A healthy solo business task management system usually looks slightly underplanned, not overloaded. The purpose is to finish important work consistently, not to create an ambitious list that proves how busy you are.
When to revisit
This system should evolve as your work changes. Revisit your setup whenever the underlying inputs change, especially in these situations:
- you add more clients or larger projects
- your services shift from hourly work to project-based work
- meetings start consuming too much production time
- admin tasks increase as revenue grows
- your current task manager no longer supports your workflow
- you repeatedly miss the same kind of follow-up or deadline
When you review the system, do not rebuild everything at once. Audit it in this order:
- Capture: Are tasks entering one trusted inbox?
- Clarity: Are tasks written as visible next actions?
- Prioritization: Do you know what matters this week?
- Scheduling: Is focused work protected on your calendar?
- Handoffs: Does completed work trigger invoices, follow-ups, and archiving?
- Review cadence: Are you doing a daily reset and weekly review?
If you want a practical reset this week, start with this short action plan:
- Create one capture inbox.
- List all active clients and projects.
- Add one next action to each project.
- Schedule one weekly review.
- Block time for deep work and admin.
- Create recurring tasks for invoicing and follow-up.
That is enough to create a functioning freelancer workflow system without overcomplicating it.
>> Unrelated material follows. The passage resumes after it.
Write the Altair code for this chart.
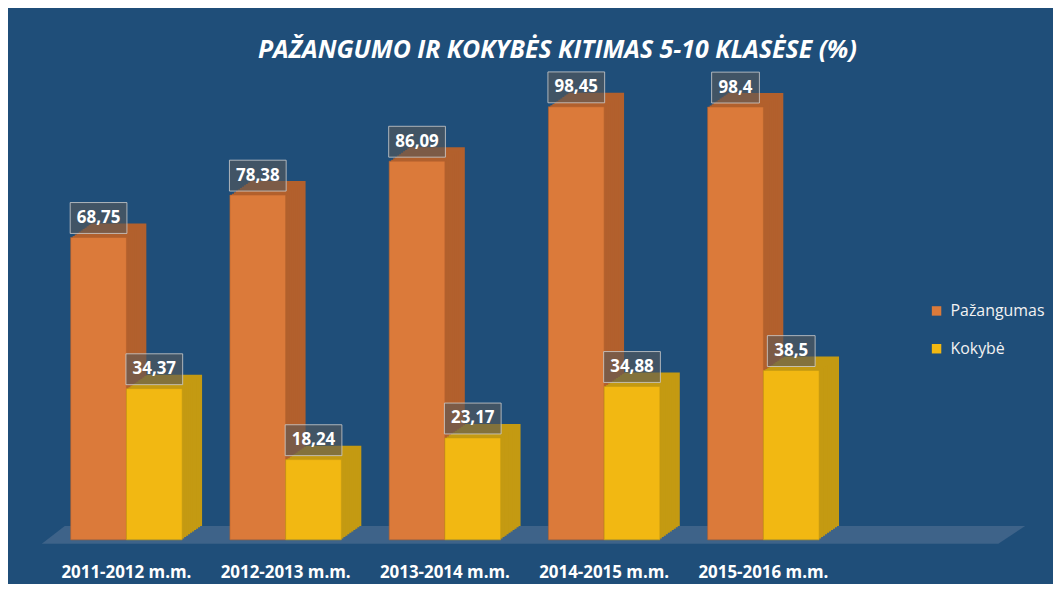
import altair as alt
import pandas as pd

categories = ["2011-2012 m.m.", "2012-2013 m.m.", "2013-2014 m.m.", "2014-2015 m.m.", "2015-2016 m.m."]
pazangumas = [68.75, 78.38, 86.09, 98.45, 98.4]
kokybe = [34.37, 18.24, 23.17, 34.88, 38.5]
series_names = ["Pažangumas", "Kokybė"]
front_colors = ["#DB7A3A", "#F2B812"]
side_colors = ["#B2602D", "#C49A12"]
title_text = "PAŽANGUMO IR KOKYBĖS KITIMAS 5-10 KLASĖSE (%)"

frames = []
for s, vals in zip(series_names, [pazangumas, kokybe]):
    labs = [f"{v:g}".replace(".", ",") for v in vals]
    frames.append(pd.DataFrame({"cat": categories, "series": s, "value": vals,
                                "label": labs, "n": [len(l) for l in labs]}))

FONT = "Open Sans"
BAR_W = 56
N = 10
DX, DY = 20, 14
shifts = [-BAR_W / 2, BAR_W / 2]

X = alt.X("cat:N", sort=categories,
          scale=alt.Scale(domain=categories, paddingInner=0, paddingOuter=0),
          axis=alt.Axis(title=None, labelAngle=0, domain=False, ticks=False, grid=False,
                        labelPadding=25, labelFontSize=17, labelFontWeight="bold",
                        labelColor="white", labelFont=FONT))
Y = alt.Y("value:Q", scale=alt.Scale(domain=[0, 100], nice=False, zero=True), axis=None)

color = alt.Color("series:N", scale=alt.Scale(domain=series_names, range=front_colors),
                  legend=alt.Legend(title=None, orient="none", legendX=886, legendY=204,
                                    symbolType="square", symbolSize=90, symbolStrokeWidth=0,
                                    labelFont=FONT, labelFontSize=16, labelColor="#F2F2F2",
                                    rowPadding=22, labelOffset=6))

# label box outlines: one path per label length (4 or 5 characters)
box_paths = ["M -0.8 -0.517 L 0.8 -0.517 L 0.8 0.517 L -0.8 0.517 Z",
             "M -0.95 -0.517 L 0.95 -0.517 L 0.95 0.517 L -0.95 0.517 Z"]

floor = alt.Chart(alt.Data(values=[{"f": 1}])).mark_point(
    shape="M -0.9495 -0.0182 L 1 -0.0182 L 0.9455 0.0182 L -0.996 0.0182 Z",
    size=990 ** 2, filled=True, fill="#3E6389", opacity=1, strokeWidth=0
).encode(x=alt.value(488), y=alt.value(437))

layers = [floor]
for i, d in enumerate(frames):
    for k in range(N, 0, -1):
        layers.append(alt.Chart(d).mark_bar(width=BAR_W, color=side_colors[i],
                                            xOffset=shifts[i] + DX * k / N,
                                            yOffset=-DY * k / N).encode(x=X, y=Y))
    layers.append(alt.Chart(d).mark_bar(width=BAR_W, xOffset=shifts[i], stroke=side_colors[i],
                                        strokeWidth=0.6).encode(x=X, y=Y, color=color))

for i, d in enumerate(frames):
    layers.append(alt.Chart(d).mark_point(
        xOffset=shifts[i], yOffset=-19.5, size=3600, filled=True, fill="#595959",
        fillOpacity=0.6, stroke="#CFCFCF", strokeWidth=1, strokeOpacity=0.8, opacity=1
    ).encode(x=X, y=Y, shape=alt.Shape("n:O", scale=alt.Scale(domain=[4, 5], range=box_paths),
                                       legend=None)))
    layers.append(alt.Chart(d).mark_text(xOffset=shifts[i], yOffset=-19.5, font=FONT, fontSize=17,
                                         fontWeight="bold", color="white", baseline="middle",
                                         align="center").encode(x=X, y=Y, text="label:N"))

chart = alt.layer(*layers).properties(
    width=800, height=442,
    title=alt.TitleParams(title_text, font=FONT, fontSize=25, fontStyle="italic",
                          fontWeight="bold", color="white", anchor="middle", dx=113, offset=7),
    autosize=alt.AutoSizeParams(type="none"),
    padding={"left": 39, "top": 91, "right": 211, "bottom": 43},
    background="#1F4E79",
).configure_view(stroke=None)

chart.save("out.html", embed_options={"renderer": "svg", "actions": False})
The best task management for freelancers is usually the system you can maintain during a busy month, not the one that looks impressive on setup day. Keep it simple, keep it visible, and keep it reviewable. When tools or platform features change, update the software layer if needed, but preserve the core structure: capture, clarify, prioritize, schedule, and review. That repeatable loop is what helps you manage client tasks and deadlines while still running the business behind the work.